* **AIM**
Reproduce nothing except the lines between the line with "Write the D3.js code for this chart." and the line with "20, 10, 7, 9]];", both ends included, and please leave out pictures.

* **GIVEN ENTRIES**
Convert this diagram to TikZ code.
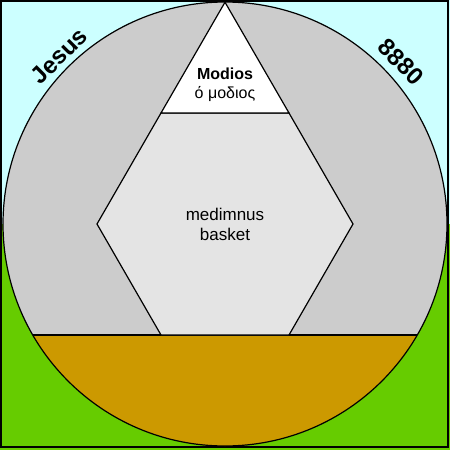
\documentclass[tikz,border=0pt]{standalone}
\usepackage{fontspec}
\setmainfont{Liberation Sans}
\definecolor{sky}{HTML}{CCFFFF}
\definecolor{grass}{HTML}{66CC00}
\definecolor{disk}{HTML}{CCCCCC}
\definecolor{soil}{HTML}{CC9900}
\definecolor{grain}{HTML}{E4E4E4}

\begin{document}
\begin{tikzpicture}[x=1pt,y=-1pt,line width=1.2pt,
    edge/.style={draw=black,line join=miter},
    rimtext/.style={font=\bfseries\fontsize{24}{26}\selectfont,inner sep=1pt}]
            \useasboundingbox (0,0) rectangle (450,450);
            \fill[sky] (0,0) rectangle (450,224);
            \fill[grass] (0,224) rectangle (450,450);
            \draw[line width=1.5pt] (1,1) rectangle (448,447);
            % the round vessel
            \fill[disk] (225,224) circle (222);
            \begin{scope}
                \clip (225,224) circle (222);
                \fill[soil] (0,335) rectangle (450,450);
            \end{scope}
            \draw[edge] (225,224) circle (222);
            \draw[edge] (32.7,335)--(417.3,335);
            % medimnus and modios
            \filldraw[edge,fill=grain] (161,113)--(289,113)--(353,224)--(289,335)--(161,335)--(97,224)--cycle;
            \filldraw[edge,fill=white] (225,2.2)--(289,113)--(161,113)--cycle;
            \node (modios) at (225,74) {\bfseries\fontsize{16}{18}\selectfont Modios};
            \node (greek) at (225,94) {\fontsize{16}{18}\selectfont ό μοδιος};
            \node (basket) at (225,224)[align=center,font=\fontsize{17}{20}\selectfont]{medimnus\\basket};
            \node (jesus) at (59,56)[rimtext,rotate=45]{Jesus};
            \node (number) at (401,62)[rimtext,rotate=-45]{8880};
        \end{tikzpicture}
\end{document}
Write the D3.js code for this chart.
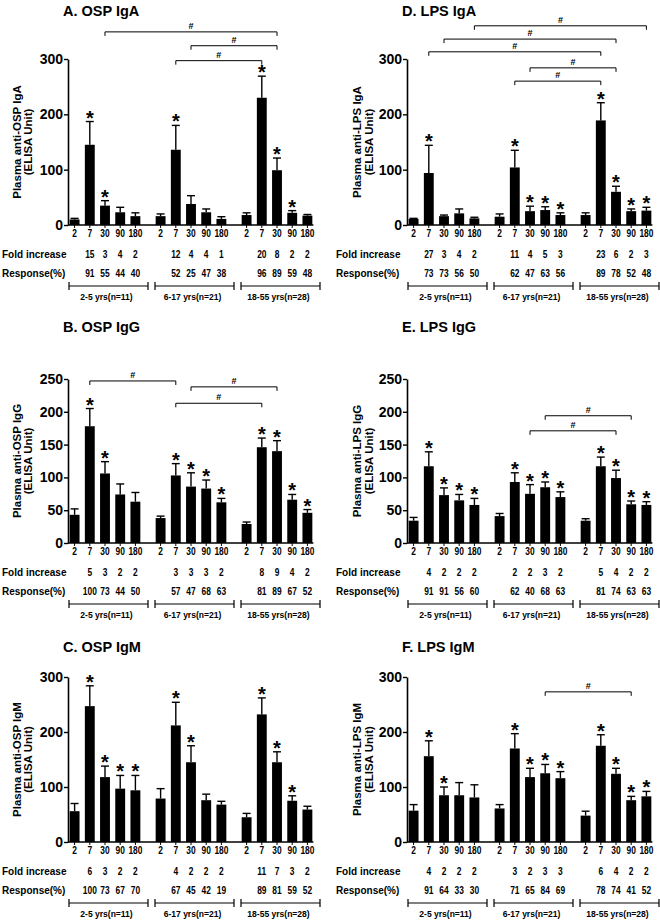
<!DOCTYPE html>
<html><head><meta charset="utf-8">
<script src="https://cdn.jsdelivr.net/npm/d3@7"></script>
<style>
body{margin:0;background:#fff}
svg{display:block}
text{font-family:"Liberation Sans",Arial,Helvetica,sans-serif;font-weight:bold;fill:#000}
</style>
</head><body>
<svg id="chart" width="660" height="922"></svg>
<script>
// ---------- DATA ----------
const days = ["2", "7", "30", "90", "180"];
const groups = ["2-5 yrs(n=11)", "6-17 yrs(n=21)", "18-55 yrs(n=28)"];
const rowLabels = ["Fold increase", "Response(%)"];
const titles = ["A. OSP IgA", "B. OSP IgG", "C. OSP IgM", "D. LPS IgA", "E. LPS IgG", "F. LPS IgM"];
const yTitles = ["Plasma anti-OSP IgA", "Plasma anti-OSP IgG", "Plasma anti-OSP IgM",
                 "Plasma anti-LPS IgA", "Plasma anti-LPS IgG", "Plasma anti-LPS IgM"];
const yTitle2 = "(ELISA Unit)";
const yMax = [300, 250, 300, 300, 250, 300];
const yTickStep = [100, 50, 100, 100, 50, 100];

// means and SEM (rows = age groups, cols = days)
const ospIgaMean = [[10, 145, 35, 23, 16], [16, 136, 38, 23, 11], [18, 230, 99, 22, 17]];
const ospIgaSem  = [[2, 42, 9, 9, 6], [4, 44, 15, 6, 4], [4, 39, 22, 4, 2]];
const ospIggMean = [[43, 178, 106, 74, 63], [38, 103, 86, 83, 62], [29, 146, 140, 66, 46]];
const ospIggSem  = [[9, 27, 18, 16, 14], [3, 18, 21, 13, 6], [3, 14, 16, 8, 5]];
const ospIgmMean = [[56, 247, 118, 97, 94], [79, 212, 145, 76, 68], [45, 232, 145, 75, 59]];
const ospIgmSem  = [[14, 37, 20, 24, 27], [18, 42, 30, 11, 6], [7, 30, 19, 9, 6]];
const lpsIgaMean = [[11, 94, 16, 21, 12], [15, 104, 25, 27, 18], [18, 189, 60, 25, 26]];
const lpsIgaSem  = [[1, 50, 2, 8, 2], [5, 31, 9, 6, 4], [4, 32, 10, 4, 6]];
const lpsIggMean = [[34, 117, 73, 65, 58], [41, 93, 75, 85, 70], [34, 117, 99, 59, 58]];
const lpsIggSem  = [[5, 22, 11, 9, 10], [4, 14, 14, 8, 8], [3, 14, 12, 5, 5]];
const lpsIgmMean = [[57, 156, 85, 85, 81], [61, 170, 118, 125, 116], [48, 175, 124, 76, 83]];
const lpsIgmSem  = [[11, 28, 15, 23, 23], [7, 27, 16, 16, 12], [8, 20, 10, 7, 9]];

// significance vs day 2 (*)
const ospIgaStar = [[0,1,1,0,0],[0,1,0,0,0],[0,1,1,1,0]];
const ospIggStar = [[0,1,1,0,0],[0,1,1,1,1],[0,1,1,1,1]];
const ospIgmStar = [[0,1,1,1,1],[0,1,1,0,0],[0,1,1,1,0]];
const lpsIgaStar = [[0,1,0,0,0],[0,1,1,1,1],[0,1,1,1,1]];
const lpsIggStar = [[0,1,1,1,1],[0,1,1,1,1],[0,1,1,1,1]];
const lpsIgmStar = [[0,1,1,0,0],[0,1,1,1,1],[0,1,1,1,1]];

// fold increase (days 7, 30, 90, 180)
const ospIgaFold = [[15,3,4,2],[12,4,4,1],[20,8,2,2]];
const ospIggFold = [[5,3,2,2],[3,3,3,2],[8,9,4,2]];
const ospIgmFold = [[6,3,2,2],[4,2,2,2],[11,7,3,2]];
const lpsIgaFold = [[27,3,4,2],[11,4,5,3],[23,6,2,3]];
const lpsIggFold = [[4,2,2,2],[2,2,3,2],[5,4,2,2]];
const lpsIgmFold = [[4,2,2,2],[3,2,3,3],[6,4,2,2]];

// responders (%)
const ospIgaResp = [[91,55,44,40],[52,25,47,38],[96,89,59,48]];
const ospIggResp = [[100,73,44,50],[57,47,68,63],[81,89,67,52]];
const ospIgmResp = [[100,73,67,70],[67,45,42,19],[89,81,59,52]];
const lpsIgaResp = [[73,73,56,50],[62,47,63,56],[89,78,52,48]];
const lpsIggResp = [[91,91,56,60],[62,40,68,63],[81,74,63,63]];
const lpsIgmResp = [[91,64,33,30],[71,65,84,69],[78,74,41,52]];

// between-group comparisons (#): [groupA, dayA, groupB, dayB, bracket level in ELISA units]
const ospIgaComp = [[0,2,2,2,349],[1,2,2,2,324],[1,1,2,1,297]];
const ospIggComp = [[0,1,1,1,247],[1,2,2,2,238],[1,1,2,1,213]];
const ospIgmComp = [];
const lpsIgaComp = [[0,4,2,4,360],[0,2,2,2,336],[0,1,2,1,313],[1,2,2,2,284],[1,1,2,1,260]];
const lpsIggComp = [[1,3,2,3,194],[1,2,2,2,171]];
const lpsIgmComp = [[1,3,2,3,273]];

// ---------- LAYOUT ----------
const colAxisX = [68, 407];
const colTitleX = [63, 402];
const colLabelX = [2, 336];
const colYT1 = [21, 361];
const colYT2 = [32, 373];
const rowY0 = [225, 543, 842];
const rowYTop = [59, 379, 677];
const rowTitleY = [16, 332, 652];

const panels = [
  {k:0, col:0, row:0, mean:ospIgaMean, sem:ospIgaSem, star:ospIgaStar, fold:ospIgaFold, resp:ospIgaResp, comp:ospIgaComp},
  {k:1, col:0, row:1, mean:ospIggMean, sem:ospIggSem, star:ospIggStar, fold:ospIggFold, resp:ospIggResp, comp:ospIggComp},
  {k:2, col:0, row:2, mean:ospIgmMean, sem:ospIgmSem, star:ospIgmStar, fold:ospIgmFold, resp:ospIgmResp, comp:ospIgmComp},
  {k:3, col:1, row:0, mean:lpsIgaMean, sem:lpsIgaSem, star:lpsIgaStar, fold:lpsIgaFold, resp:lpsIgaResp, comp:lpsIgaComp},
  {k:4, col:1, row:1, mean:lpsIggMean, sem:lpsIggSem, star:lpsIggStar, fold:lpsIggFold, resp:lpsIggResp, comp:lpsIggComp},
  {k:5, col:1, row:2, mean:lpsIgmMean, sem:lpsIgmSem, star:lpsIgmStar, fold:lpsIgmFold, resp:lpsIgmResp, comp:lpsIgmComp}
];

const svg = d3.select("#chart");

// narrow numeric labels
function num(g, x, y, t, size) {
  g.append("text").attr("transform", `translate(${x},${y}) scale(0.8,1)`)
    .attr("text-anchor", "middle").style("font-size", size + "px").text(t);
}

panels.forEach(p => {
  const ax = colAxisX[p.col], y0 = rowY0[p.row], yTop = rowYTop[p.row];
  const g = svg.append("g");
  const y = d3.scaleLinear().domain([0, yMax[p.k]]).range([y0, yTop]);
  const xg = d3.scaleBand().domain(groups).range([ax - 1, ax - 1 + 248]).paddingInner(0.1163).paddingOuter(0);
  const xd = d3.scaleBand().domain(days).range([0, xg.bandwidth()]).paddingInner(0.35).paddingOuter(0.175);
  const cx = (gi, di) => xg(groups[gi]) + xd(days[di]) + xd.bandwidth() / 2;

  // title
  g.append("text").attr("x", colTitleX[p.col]).attr("y", rowTitleY[p.row])
    .style("font-size", "14.5px").text(titles[p.k]);

  // x axis line with ticks at each bar
  const xEnd = cx(2, 4) + 6;
  g.append("line").attr("x1", ax).attr("x2", xEnd).attr("y1", y0).attr("y2", y0)
    .attr("stroke", "#000").attr("stroke-width", 1.4);
  groups.forEach((grp, gi) => days.forEach((d, di) => {
    const x = cx(gi, di);
    g.append("line").attr("x1", x).attr("x2", x).attr("y1", y0).attr("y2", y0 + 3)
      .attr("stroke", "#000").attr("stroke-width", 1);
  }));

  // y axis
  const ticks = d3.range(0, yMax[p.k] + 1, yTickStep[p.k]);
  const yAxis = g.append("g").attr("transform", `translate(${ax},0)`)
    .call(d3.axisLeft(y).tickValues(ticks).tickSize(4).tickSizeOuter(0).tickPadding(1).tickFormat(d3.format("d")));
  yAxis.select(".domain").attr("stroke", "#000").attr("stroke-width", 1.6);
  yAxis.selectAll(".tick line").attr("stroke", "#000").attr("stroke-width", 1.4);
  yAxis.selectAll(".tick text").style("font-size", "14px").style("font-family", "'Liberation Sans',Arial,sans-serif").style("font-weight", "bold").attr("fill", "#000");

  // y axis title
  const ymid = (y0 + yTop) / 2;
  g.append("text").attr("transform", `translate(${colYT1[p.col]},${ymid}) rotate(-90)`)
    .attr("text-anchor", "middle").style("font-size", "11.5px").text(yTitles[p.k]);
  g.append("text").attr("transform", `translate(${colYT2[p.col]},${ymid}) rotate(-90)`)
    .attr("text-anchor", "middle").style("font-size", "11.5px").text(yTitle2);

  // bars, error bars, stars
  groups.forEach((grp, gi) => {
    days.forEach((d, di) => {
      const m = p.mean[gi][di], s = p.sem[gi][di];
      const x = cx(gi, di);
      g.append("rect").attr("x", x - xd.bandwidth() / 2).attr("width", xd.bandwidth())
        .attr("y", y(m)).attr("height", y(0) - y(m)).attr("fill", "#000");
      const ct = y(m + s);
      g.append("line").attr("x1", x).attr("x2", x).attr("y1", y(m)).attr("y2", ct)
        .attr("stroke", "#000").attr("stroke-width", 1.4);
      g.append("line").attr("x1", x - 4).attr("x2", x + 4).attr("y1", ct).attr("y2", ct)
        .attr("stroke", "#000").attr("stroke-width", 1.4);
      if (p.star[gi][di]) {
        g.append("text").attr("x", x).attr("y", ct + 3).attr("text-anchor", "middle")
          .style("font-size", "20px").text("*");
      }
      num(g, x, y0 + 12, d, 10.5);
      if (di > 0) {
        num(g, x, y0 + 33, p.fold[gi][di - 1], 10.5);
        num(g, x, y0 + 52, p.resp[gi][di - 1], 10.5);
      }
    });
    // group bracket
    const gc = xg(grp) + xg.bandwidth() / 2;
    const bx1 = gc - 36, bx2 = gc + 43, by = y0 + 61;
    g.append("path").attr("d", `M${bx1},${by}H${bx2}M${bx1},${by - 4}V${by + 4}M${bx2},${by - 4}V${by + 4}`)
      .attr("stroke", "#000").attr("stroke-width", 1.2).attr("fill", "none");
    g.append("text").attr("transform", `translate(${(bx1 + bx2) / 2 - 2},${y0 + 75}) scale(0.9,1)`)
      .attr("text-anchor", "middle").style("font-size", "9.5px").text(grp);
  });

  // row labels
  g.append("text").attr("x", colLabelX[p.col]).attr("y", y0 + 33).style("font-size", "10px").text(rowLabels[0]);
  g.append("text").attr("x", colLabelX[p.col]).attr("y", y0 + 52).style("font-size", "10px").text(rowLabels[1]);

  // comparison brackets
  p.comp.forEach(c => {
    const x1 = cx(c[0], c[1]), x2 = cx(c[2], c[3]), yy = y(c[4]);
    g.append("path").attr("d", `M${x1},${yy + 4}V${yy}H${x2}V${yy + 4}`)
      .attr("stroke", "#000").attr("stroke-width", 1).attr("fill", "none");
    g.append("text").attr("x", (x1 + x2) / 2).attr("y", yy - 3).attr("text-anchor", "middle")
      .style("font-size", "9px").text("#");
  });
});
</script>
</body></html>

* **TASK ANSWER**
Write the D3.js code for this chart.
<!DOCTYPE html>
<html><head><meta charset="utf-8">
<script src="https://cdn.jsdelivr.net/npm/d3@7"></script>
<style>
body{margin:0;background:#fff}
svg{display:block}
text{font-family:"Liberation Sans",Arial,Helvetica,sans-serif;font-weight:bold;fill:#000}
</style>
</head><body>
<svg id="chart" width="660" height="922"></svg>
<script>
// ---------- DATA ----------
const days = ["2", "7", "30", "90", "180"];
const groups = ["2-5 yrs(n=11)", "6-17 yrs(n=21)", "18-55 yrs(n=28)"];
const rowLabels = ["Fold increase", "Response(%)"];
const titles = ["A. OSP IgA", "B. OSP IgG", "C. OSP IgM", "D. LPS IgA", "E. LPS IgG", "F. LPS IgM"];
const yTitles = ["Plasma anti-OSP IgA", "Plasma anti-OSP IgG", "Plasma anti-OSP IgM",
                 "Plasma anti-LPS IgA", "Plasma anti-LPS IgG", "Plasma anti-LPS IgM"];
const yTitle2 = "(ELISA Unit)";
const yMax = [300, 250, 300, 300, 250, 300];
const yTickStep = [100, 50, 100, 100, 50, 100];

// means and SEM (rows = age groups, cols = days)
const ospIgaMean = [[10, 145, 35, 23, 16], [16, 136, 38, 23, 11], [18, 230, 99, 22, 17]];
const ospIgaSem  = [[2, 42, 9, 9, 6], [4, 44, 15, 6, 4], [4, 39, 22, 4, 2]];
const ospIggMean = [[43, 178, 106, 74, 63], [38, 103, 86, 83, 62], [29, 146, 140, 66, 46]];
const ospIggSem  = [[9, 27, 18, 16, 14], [3, 18, 21, 13, 6], [3, 14, 16, 8, 5]];
const ospIgmMean = [[56, 247, 118, 97, 94], [79, 212, 145, 76, 68], [45, 232, 145, 75, 59]];
const ospIgmSem  = [[14, 37, 20, 24, 27], [18, 42, 30, 11, 6], [7, 30, 19, 9, 6]];
const lpsIgaMean = [[11, 94, 16, 21, 12], [15, 104, 25, 27, 18], [18, 189, 60, 25, 26]];
const lpsIgaSem  = [[1, 50, 2, 8, 2], [5, 31, 9, 6, 4], [4, 32, 10, 4, 6]];
const lpsIggMean = [[34, 117, 73, 65, 58], [41, 93, 75, 85, 70], [34, 117, 99, 59, 58]];
const lpsIggSem  = [[5, 22, 11, 9, 10], [4, 14, 14, 8, 8], [3, 14, 12, 5, 5]];
const lpsIgmMean = [[57, 156, 85, 85, 81], [61, 170, 118, 125, 116], [48, 175, 124, 76, 83]];
const lpsIgmSem  = [[11, 28, 15, 23, 23], [7, 27, 16, 16, 12], [8, 20, 10, 7, 9]];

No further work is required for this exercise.